_TASK BRIEF_
Retype the opening lines of the data exactly, stopping after the line that contains "1.435, 1.709, 2.168]". Skip every picture.

_COLLECTED DATA_
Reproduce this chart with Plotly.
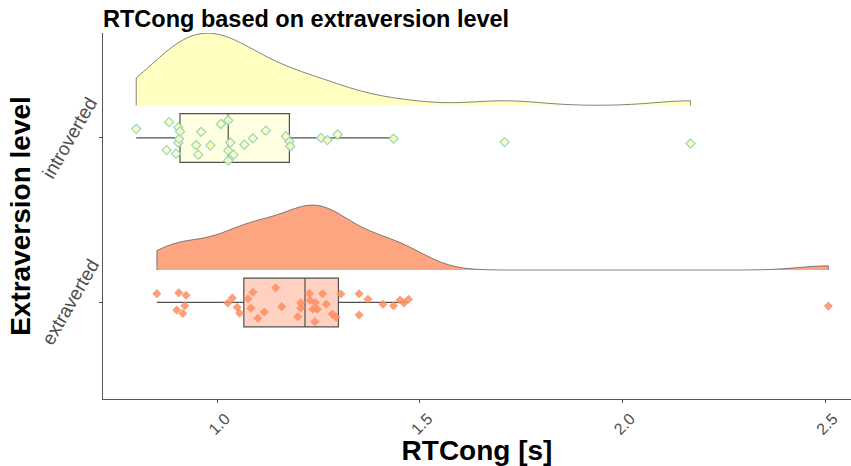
import numpy as np
import plotly.graph_objects as go

# ---- data ----
groups = ["extraverted", "introverted"]

introverted_rt = [0.800, 0.875, 0.881, 0.898, 0.904, 0.904, 0.906, 0.908, 0.948, 0.953,
                  0.960, 0.983, 1.009, 1.027, 1.027, 1.027, 1.032, 1.040, 1.067, 1.088,
                  1.120, 1.169, 1.178, 1.180, 1.256, 1.272, 1.297, 1.435, 1.709, 2.168]

extraverted_rt = [0.851, 0.900, 0.905, 0.915, 0.920, 0.923, 1.026, 1.037, 1.049, 1.055,
                  1.076, 1.083, 1.088, 1.100, 1.116, 1.144, 1.159, 1.199, 1.206, 1.206,
                  1.227, 1.229, 1.236, 1.241, 1.242, 1.247, 1.260, 1.269, 1.284, 1.293,
                  1.305, 1.350, 1.350, 1.372, 1.409, 1.435, 1.451, 1.461, 1.472, 2.508]

x_tick_vals = [1.0, 1.5, 2.0, 2.5]
x_tick_text = ["1.0", "1.5", "2.0", "2.5"]

series = {"extraverted": extraverted_rt, "introverted": introverted_rt}

# ---- styles ----
FONT = "Liberation Sans, Arial, sans-serif"
styles = {
    "introverted": dict(violin="rgba(255,255,179,0.8)", box="rgba(255,255,179,0.4)",
                        point="rgba(255,255,179,0.9)", point_line="rgba(141,211,199,0.95)",
                        point_line_w=1.2, vheight=0.44),
    "extraverted": dict(violin="rgba(252,141,98,0.8)", box="rgba(252,141,98,0.4)",
                        point="rgba(252,141,98,0.85)", point_line="rgba(252,141,98,0)",
                        point_line_w=0, vheight=0.395),
}
VIOLIN_OFFSET = 0.197
BOX_WIDTH = 0.296
W, H = 851, 466


def nrd0(v):
    v = np.asarray(v, dtype=float)
    sd = v.std(ddof=1)
    q75, q25 = np.percentile(v, [75, 25])
    lo = min(sd, (q75 - q25) / 1.34)
    return 0.9 * lo * len(v) ** (-0.2)


fig = go.Figure()

for i, g in enumerate(groups):
    pos = i + 1
    vals = series[g]
    st = styles[g]
    fig.add_trace(go.Violin(
        x=vals, y0=pos + VIOLIN_OFFSET, orientation="h", side="positive",
        width=2 * st["vheight"], scalemode="width", spanmode="hard",
        bandwidth=nrd0(vals), points=False,
        box=dict(visible=False), meanline=dict(visible=False),
        fillcolor=st["violin"], line=dict(color="#505050", width=0.7),
        hoverinfo="skip", showlegend=False,
    ))

for i, g in enumerate(groups):
    pos = i + 1
    vals = series[g]
    st = styles[g]
    fig.add_trace(go.Box(
        x=vals, y0=pos, orientation="h", width=BOX_WIDTH,
        boxpoints="all", jitter=1, pointpos=0, whiskerwidth=0,
        fillcolor=st["box"], line=dict(color="#505050", width=1.2),
        marker=dict(symbol="diamond", size=7, color=st["point"],
                    line=dict(color=st["point_line"], width=st["point_line_w"])),
        showlegend=False, name=g,
    ))

# category labels on the y axis (rotated)
for i, g in enumerate(groups):
    fig.add_annotation(
        text=g, xref="paper", yref="y", x=-0.044, y=i + 1,
        xanchor="center", yanchor="middle", textangle=-60, showarrow=False,
        font=dict(family=FONT, size=19, color="#4D4D4D"),
    )

fig.update_layout(
    width=W, height=H,
    margin=dict(l=103, r=0, t=33, b=67),
    paper_bgcolor="white", plot_bgcolor="white",
    font=dict(family=FONT),
    title=dict(text="<b>RTCong based on extraversion level</b>",
               x=0, xref="paper", xanchor="left",
               y=1 - 18.5 / H, yref="container", yanchor="middle",
               font=dict(family=FONT, size=23.5, color="black")),
    xaxis=dict(range=[0.718, 2.564], tickvals=x_tick_vals, ticktext=x_tick_text,
               tickangle=-45, tickfont=dict(family=FONT, size=16, color="#4D4D4D"),
               ticklabelshift=8,
               showline=True, linecolor="#555555", linewidth=1.2,
               ticks="outside", ticklen=3, tickcolor="#555555",
               showgrid=False, zeroline=False,
               title=dict(text="<b>RTCong [s]</b>", standoff=4,
                          font=dict(family=FONT, size=28, color="black"))),
    yaxis=dict(range=[0.413, 2.638], tickvals=[1, 2], showticklabels=False,
               showline=True, linecolor="#555555", linewidth=1.2,
               ticks="outside", ticklen=3, tickcolor="#555555",
               showgrid=False, zeroline=False,
               title=dict(text="<b>Extraversion level</b>", standoff=60,
                          font=dict(family=FONT, size=28, color="black"))),
)

fig.write_html("out.html", config={"displayModeBar": False},
               post_script="document.body.style.margin='0';document.body.style.padding='0';")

_PROBLEM SOLUTION_
Reproduce this chart with Plotly.
import numpy as np
import plotly.graph_objects as go

# ---- data ----
groups = ["extraverted", "introverted"]

introverted_rt = [0.800, 0.875, 0.881, 0.898, 0.904, 0.904, 0.906, 0.908, 0.948, 0.953,
                  0.960, 0.983, 1.009, 1.027, 1.027, 1.027, 1.032, 1.040, 1.067, 1.088,
                  1.120, 1.169, 1.178, 1.180, 1.256, 1.272, 1.297, 1.435, 1.709, 2.168]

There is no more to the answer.